Take buffalo chicken dip and make a savory mac and cheese! The best part is the crunchy pretzel topping for the most epic mac and cheese.
3 cups of dry macaroni noodles
5 cups shredded sharp Cheddar cheese, plus more for topping
2 cups light cream
2 cups shredded rotisserie chicken
1/2 cup hot sauce
4 ounces softened cream cheese
3 tablespoons butter
3 tablespoons all purpose flour
1 teaspoon salt
1/2 teaspoon garlic powder
Crushed pretzels
Chives
1. Cook the macaroni in salted water according to box directions and preheat the oven to 350 degrees.
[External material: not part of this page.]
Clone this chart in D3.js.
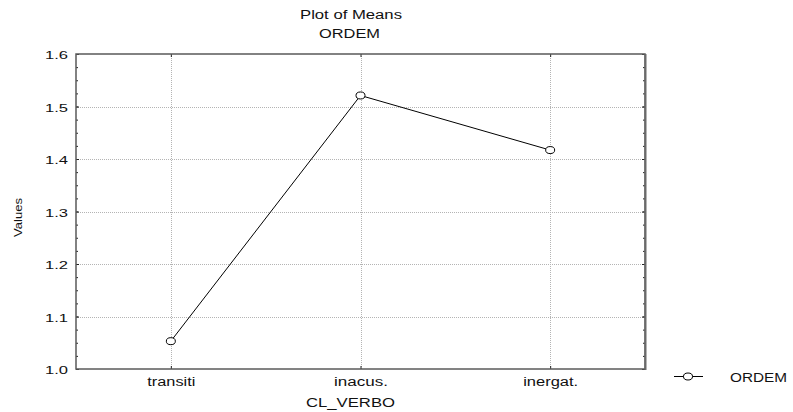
<!DOCTYPE html>
<html>
<head>
<meta charset="utf-8">
<script src="https://cdn.jsdelivr.net/npm/d3@7"></script>
<style>
  html, body { margin: 0; padding: 0; background: #fff; }
  svg { display: block; font-family: "Liberation Sans", Arial, sans-serif; }
</style>
</head>
<body>
<svg id="chart" width="793" height="412"></svg>
<script>
// Means of ORDEM by verb class
const categories = ["transiti", "inacus.", "inergat."];
const ordemMeans = [1.053, 1.521, 1.417];
const yMajorTicks = [1.0, 1.1, 1.2, 1.3, 1.4, 1.5, 1.6];
const seriesName = "ORDEM";

const svg = d3.select("#chart");
const plotLeft = 76, plotRight = 645, plotTop = 54, plotBottom = 369;

const x = d3.scalePoint().domain(categories).range([plotLeft, plotRight]).padding(0.5);
const y = d3.scaleLinear().domain([1.0, 1.6]).range([plotBottom, plotTop]);

// dotted grid
const grid = svg.append("g").attr("stroke", "#b4b4b4").attr("stroke-dasharray", "1,1").attr("stroke-width", 1);
grid.selectAll("line.h").data(yMajorTicks.slice(1, -1)).join("line")
  .attr("x1", plotLeft).attr("x2", plotRight)
  .attr("y1", d => Math.round(y(d)) + 0.5).attr("y2", d => Math.round(y(d)) + 0.5);
grid.selectAll("line.v").data(categories).join("line")
  .attr("y1", plotTop).attr("y2", plotBottom)
  .attr("x1", d => Math.round(x(d)) + 0.5).attr("x2", d => Math.round(x(d)) + 0.5);

// minor ticks every 0.025
const minorTicks = d3.range(0, 25).map(i => +(1.0 + i * 0.025).toFixed(3));

function styleAxis(g) {
  g.select(".domain").remove();
  g.selectAll(".tick line").attr("stroke", "#222");
}

svg.append("g").attr("transform", `translate(${plotLeft},0)`)
  .call(d3.axisLeft(y).tickValues(minorTicks).tickSize(-2).tickFormat(""))
  .call(styleAxis);
svg.append("g").attr("transform", `translate(${plotRight},0)`)
  .call(d3.axisRight(y).tickValues(minorTicks).tickSize(-2).tickFormat(""))
  .call(styleAxis);

const yAxis = svg.append("g").attr("transform", `translate(${plotLeft},0)`)
  .call(d3.axisLeft(y).tickValues(yMajorTicks).tickSize(-3).tickPadding(8).tickFormat(d3.format(".1f")))
  .call(styleAxis);
yAxis.selectAll("text")
  .attr("font-size", 11).attr("fill", "#111").attr("dy", "0.45em")
  .attr("font-family", "Liberation Sans, Arial, sans-serif")
  .attr("textLength", 23).attr("lengthAdjust", "spacingAndGlyphs");

svg.append("g").attr("transform", `translate(${plotRight},0)`)
  .call(d3.axisRight(y).tickValues(yMajorTicks).tickSize(-3).tickFormat(""))
  .call(styleAxis);

const labelWidths = { "transiti": 48, "inacus.": 54, "inergat.": 55 };
const xAxis = svg.append("g").attr("transform", `translate(0,${plotBottom})`)
  .call(d3.axisBottom(x).tickSize(-3).tickPadding(8))
  .call(styleAxis);
xAxis.selectAll("text")
  .attr("font-size", 12).attr("fill", "#111").attr("y", 17).attr("dy", 0)
  .attr("font-family", "Liberation Sans, Arial, sans-serif")
  .attr("textLength", d => labelWidths[d]).attr("lengthAdjust", "spacingAndGlyphs");

svg.append("g").attr("transform", `translate(0,${plotTop})`)
  .call(d3.axisTop(x).tickSize(-3).tickFormat(""))
  .call(styleAxis);

// frame
svg.append("rect")
  .attr("x", plotLeft).attr("y", plotTop).attr("width", plotRight - plotLeft).attr("height", plotBottom - plotTop)
  .attr("fill", "none").attr("stroke", "#5a5a5a").attr("stroke-width", 1.5);
svg.append("line")
  .attr("x1", plotRight + 0.5).attr("x2", plotRight + 0.5).attr("y1", plotTop).attr("y2", plotBottom + 1)
  .attr("stroke", "#6a6a6a").attr("stroke-width", 2);

// series line and markers
const pts = categories.map((c, i) => [x(c), y(ordemMeans[i])]);
svg.append("path")
  .attr("d", d3.line()(pts))
  .attr("fill", "none").attr("stroke", "#000").attr("stroke-width", 1);
svg.selectAll("ellipse.pt").data(pts).join("ellipse")
  .attr("class", "pt")
  .attr("cx", d => d[0]).attr("cy", d => d[1])
  .attr("rx", 4.5).attr("ry", 3.5)
  .attr("fill", "#fff").attr("stroke", "#000").attr("stroke-width", 1);

// titles
svg.append("text").attr("x", 351).attr("y", 19).attr("text-anchor", "middle")
  .attr("font-size", 12.5).attr("fill", "#111")
  .attr("textLength", 102).attr("lengthAdjust", "spacingAndGlyphs")
  .text("Plot of Means");
svg.append("text").attr("x", 349.5).attr("y", 38).attr("text-anchor", "middle")
  .attr("font-size", 12.5).attr("fill", "#111")
  .attr("textLength", 61).attr("lengthAdjust", "spacingAndGlyphs")
  .text(seriesName);
svg.append("text").attr("x", 350.5).attr("y", 407).attr("text-anchor", "middle")
  .attr("font-size", 12.5).attr("fill", "#111")
  .attr("textLength", 89).attr("lengthAdjust", "spacingAndGlyphs")
  .text("CL_VERBO");
svg.append("text").attr("transform", "translate(21.5,217.5) rotate(-90)")
  .attr("text-anchor", "middle").attr("font-size", 11).attr("fill", "#111")
  .attr("textLength", 39).attr("lengthAdjust", "spacingAndGlyphs")
  .text("Values");

// legend
const legend = svg.append("g");
legend.append("line").attr("x1", 674).attr("x2", 703).attr("y1", 376.5).attr("y2", 376.5)
  .attr("stroke", "#000").attr("stroke-width", 1);
legend.append("ellipse").attr("cx", 688).attr("cy", 376.5).attr("rx", 4.5).attr("ry", 3.5)
  .attr("fill", "#fff").attr("stroke", "#000").attr("stroke-width", 1);
legend.append("text").attr("x", 730).attr("y", 381.5).attr("font-size", 12.5).attr("fill", "#111")
  .attr("textLength", 57).attr("lengthAdjust", "spacingAndGlyphs")
  .text(seriesName);
</script>
</body>
</html>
2. While the pasta is cooking, prepare the cheese sauce. Melt the butter in a large pan and whisk in the flour and cook for 30 seconds. Pour in the light cream and cook over medium heat for 5 minutes to thicken slightly.
3. Dice the cream cheese into chunks about 1″ thick then add to the cream, whisk so it blends smoothly into the sauce. Then season with salt and garlic powder.
4. Add the 5 cups of Cheddar cheese a little at a time and stir until it’s all totally melted. Stir in the hot sauce. Lastly, stir in the 2 cups of shredded chicken.
5. Spray a 9×13 casserole dish with cooking spray and pour in the cooked noodles, then pour the Buffalo chicken cheese sauce over top and stir so all noodles are generously coated. Top with extra shredded cheese and lastly as much of the crushed pretzels as you want, but keep in mind to leave some empty space so the Cheddar can get a little browned.
6. Bake at 350 for 15 minutes, then broil to brown the cheese. Keep a very close eye on it when it’s broiling since pretzels could burn.
Garnish with chopped chives and serve right away!